In recent times, manufacturing has been hit by the global recession. We all know from our constituencies—many constituency examples were given during the debate—of the impact that that has had. The Government are acutely aware of the difficulties that the sector has faced and have taken a very activist approach in this recession, as hon. Members have said. That is why the level of unemployment in the UK is much lower in this recession, which has been lengthy, than it was in the recessions in the 1990s and 1980s. That is not a coincidence. The Government’s attitude is in marked contrast to the Conservative Government’s philosophy in previous recessions. There is also a marked contrast with our competitors; they are now beginning to come out of recession, as we will, but unemployment is much lower in our economy than in competitor countries.
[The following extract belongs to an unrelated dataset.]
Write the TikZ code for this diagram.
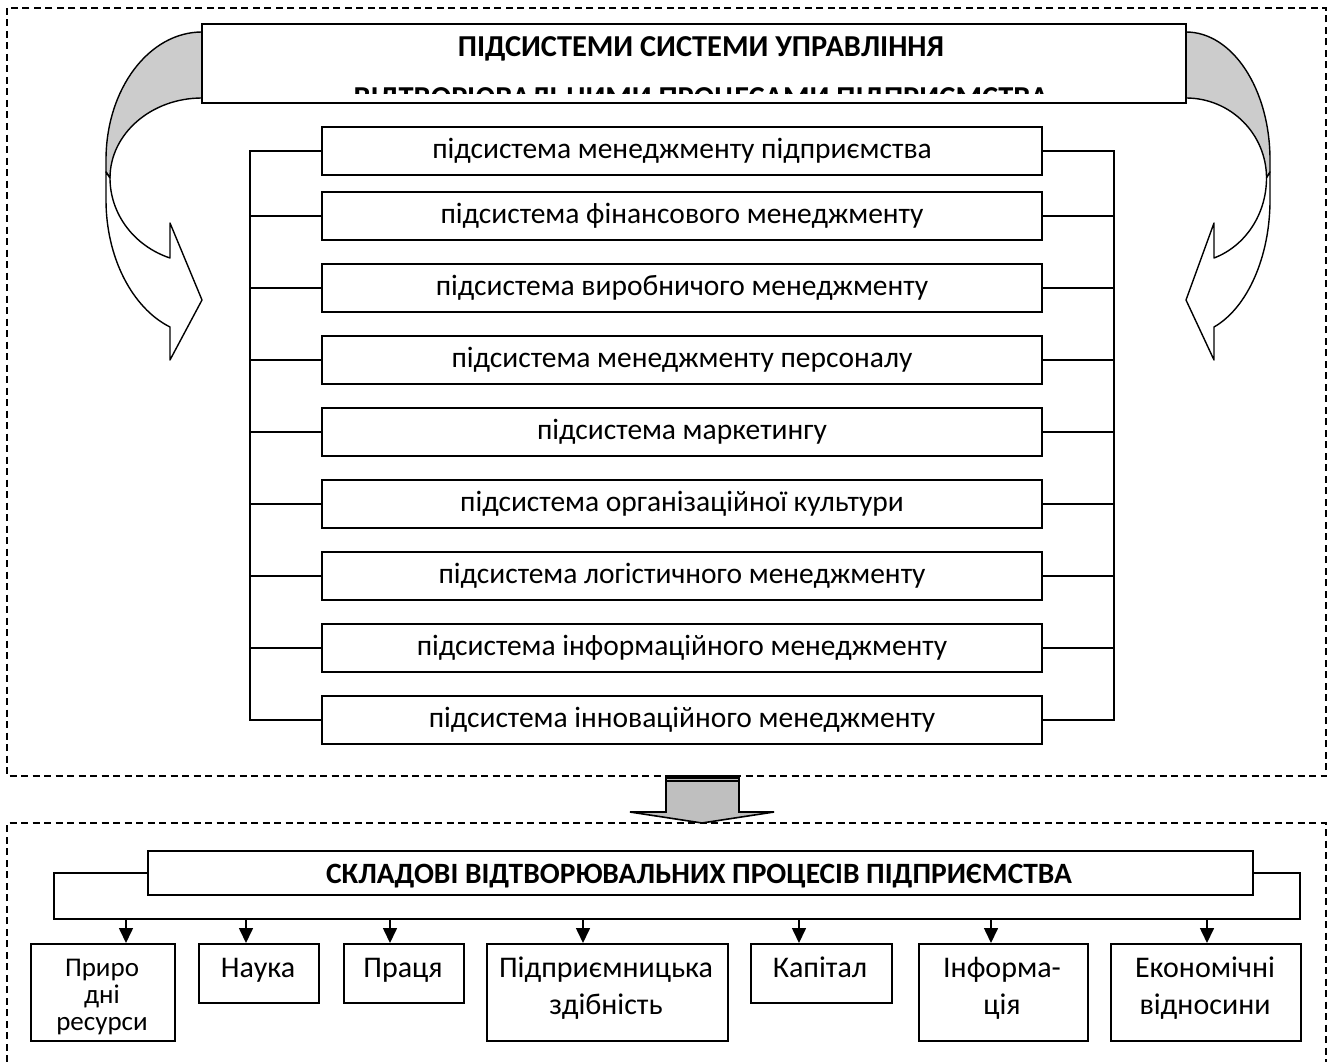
\documentclass[tikz,border=0pt]{standalone}
\usepackage{fontspec}
\setmainfont{Carlito}
\usetikzlibrary{arrows.meta}
\newcommand{\cvarrowshape}{%
  \filldraw[band, fill=black!20] (0,32) .. controls (-53,32) and (-96,89) .. (-96,160) -- (-96,172) -- (-92,178) .. controls (-92,134) and (-51,98) .. (0,98);
  \filldraw[band, fill=white] (-96,172) -- (-96,200) .. controls (-96,257) and (-70,308) .. (-32,327) -- (-32,360) -- (0,300) -- (-32,223) -- (-32,258) .. controls (-68,246) and (-92,214) .. (-92,178) -- cycle;
}
\begin{document}
\begin{tikzpicture}[x=1pt,y=-1pt,
  frame/.style={draw, dash pattern=on 7pt off 4.5pt, line width=1.2pt},
  ln/.style={line width=1.6pt},
  band/.style={line width=1.4pt, line join=round},
  subbox/.style={draw, line width=1.6pt, fill=white, minimum width=720pt, minimum height=48pt, inner sep=0pt, font=\fontsize{29.5}{34}\selectfont},
  arr/.style={line width=1.6pt, -{Triangle[length=15pt,width=14pt]}},
  pbox/.style={draw, line width=1.6pt, inner sep=0pt, anchor=north west},
  ptext/.style={align=center, anchor=base, inner sep=0pt, font=\fontsize{30}{37}\selectfont},
  ttext/.style={inner sep=0pt, anchor=base, font=\bfseries\fontsize{30.4}{34}\selectfont}
]
\useasboundingbox (0,0) rectangle (1335,1062);
\fill[white] (0,0) rectangle (1335,1062);

% dashed frames
\draw[frame] (7,8) rectangle (1326,776);
\draw[frame] (7,1062) -- (7,823) -- (1326,823) -- (1326,1062);

% curved arrows
\begin{scope}[shift={(202,0)}]
  \cvarrowshape
\end{scope}
\begin{scope}[shift={(1186,0)}, xscale=-0.875]
  \cvarrowshape
\end{scope}

% title box
\node[draw, ln, fill=white, minimum width=984pt, minimum height=79pt, inner sep=0pt] (tb) at (694,63.5) {};
\node[ttext] (t1) at (701,56.5) {ПІДСИСТЕМИ СИСТЕМИ УПРАВЛІННЯ};
\begin{scope}
  \clip (204,26) rectangle (1184,94);
  \node[ttext] (t2) at (701,107.5) {ВІДТВОРЮВАЛЬНИМИ ПРОЦЕСАМИ ПІДПРИЄМСТВА};
\end{scope}

% subsystems
\node[subbox] (s1) at (682,151) {підсистема менеджменту підприємства};
\node[subbox] (s2) at (682,216) {підсистема фінансового менеджменту};
\node[subbox] (s3) at (682,288) {підсистема виробничого менеджменту};
\node[subbox] (s4) at (682,360) {підсистема менеджменту персоналу};
\node[subbox] (s5) at (682,432) {підсистема маркетингу};
\node[subbox] (s6) at (682,504) {підсистема організаційної культури};
\node[subbox] (s7) at (682,576) {підсистема логістичного менеджменту};
\node[subbox] (s8) at (682,648) {підсистема інформаційного менеджменту};
\node[subbox] (s9) at (682,720) {підсистема інноваційного менеджменту};

\coordinate (bl) at (250,0);
\coordinate (br) at (1114,0);
\draw[ln] (s1.west) -- (s1.west -| bl) -- (s9.west -| bl) -- (s9.west);
\draw[ln] (s1.east) -- (s1.east -| br) -- (s9.east -| br) -- (s9.east);
\foreach \i in {2,...,8} {
  \draw[ln] (s\i.west) -- (s\i.west -| bl);
  \draw[ln] (s\i.east) -- (s\i.east -| br);
}

% middle block arrow
\filldraw[ln, fill=black!25, line join=miter] (666,778) -- (739,778) -- (739,812) -- (774,812) -- (702,823) -- (630,812) -- (666,812) -- cycle;
\draw[line width=2.5pt] (665,776.5) -- (740,776.5);
\draw[line width=1.4pt] (666,781) -- (739,781);

% bottom title
\node[draw, ln, fill=white, minimum width=1105pt, minimum height=44pt, inner sep=0pt] (bt) at (700.5,873) {};
\node[ttext, font=\bfseries\fontsize{29.5}{34}\selectfont] (bttext) at (699,883) {СКЛАДОВІ ВІДТВОРЮВАЛЬНИХ ПРОЦЕСІВ ПІДПРИЄМСТВА};

% components
\node[pbox, minimum width=144pt, minimum height=97pt] (p1) at (30,943) {};
\node[pbox, minimum width=120pt, minimum height=59pt] (p2) at (198,943) {};
\node[pbox, minimum width=120pt, minimum height=59pt] (p3) at (343,943) {};
\node[pbox, minimum width=241pt, minimum height=97pt] (p4) at (486,943) {};
\node[pbox, minimum width=141pt, minimum height=59pt] (p5) at (750,943) {};
\node[pbox, minimum width=169pt, minimum height=97pt] (p6) at (918,943) {};
\node[pbox, minimum width=190pt, minimum height=97pt] (p7) at (1110,943) {};

\node[ptext, font=\fontsize{27}{27}\selectfont] (l1) at (102,1030) {Приро\\дні\\ресурси};
\node[ptext] (l2) at (258,977) {Наука};
\node[ptext] (l3) at (403,977) {Праця};
\node[ptext] (l4) at (606,1014) {Підприємницька\\здібність};
\node[ptext] (l5) at (820,977) {Капітал};
\node[ptext] (l6) at (1002,1014) {Інформа-\\ція};
\node[ptext] (l7) at (1205,1014) {Економічні\\відносини};

\coordinate (bL) at (54,919);
\coordinate (bR) at (1300,919);
\draw[ln] (bt.west) -| (bL) -- (bR) |- (bt.east);
\coordinate (a1) at (126,919);
\coordinate (a2) at (246,919);
\coordinate (a3) at (390,919);
\coordinate (a4) at (583,919);
\coordinate (a5) at (799,919);
\coordinate (a6) at (991,919);
\coordinate (a7) at (1207,919);
\foreach \i in {1,...,7} {
  \draw[arr] (a\i) -- (a\i |- p\i.north);
}
\end{tikzpicture}
\end{document}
Our job in Government is not just to look at the short term, but to think of the long term, and that is what we have been doing. There are huge opportunities for the manufacturing sector in this second industrial revolution. There are opportunities in the new technologies, including carbon technologies, nuclear, wind and wave technologies, and carbon capture and storage, all of which will have a profound impact on how we generate our energy in the future.
As I mentioned earlier, our industrial policy, which covers those new industry jobs, is exactly the kind of activist policy that the hon. Member for Southport called for. Our key industries need a national capability, and support from Government, so that they can take advantage of those opportunities. We need to look ahead at the opportunities that will be presented by the new economy.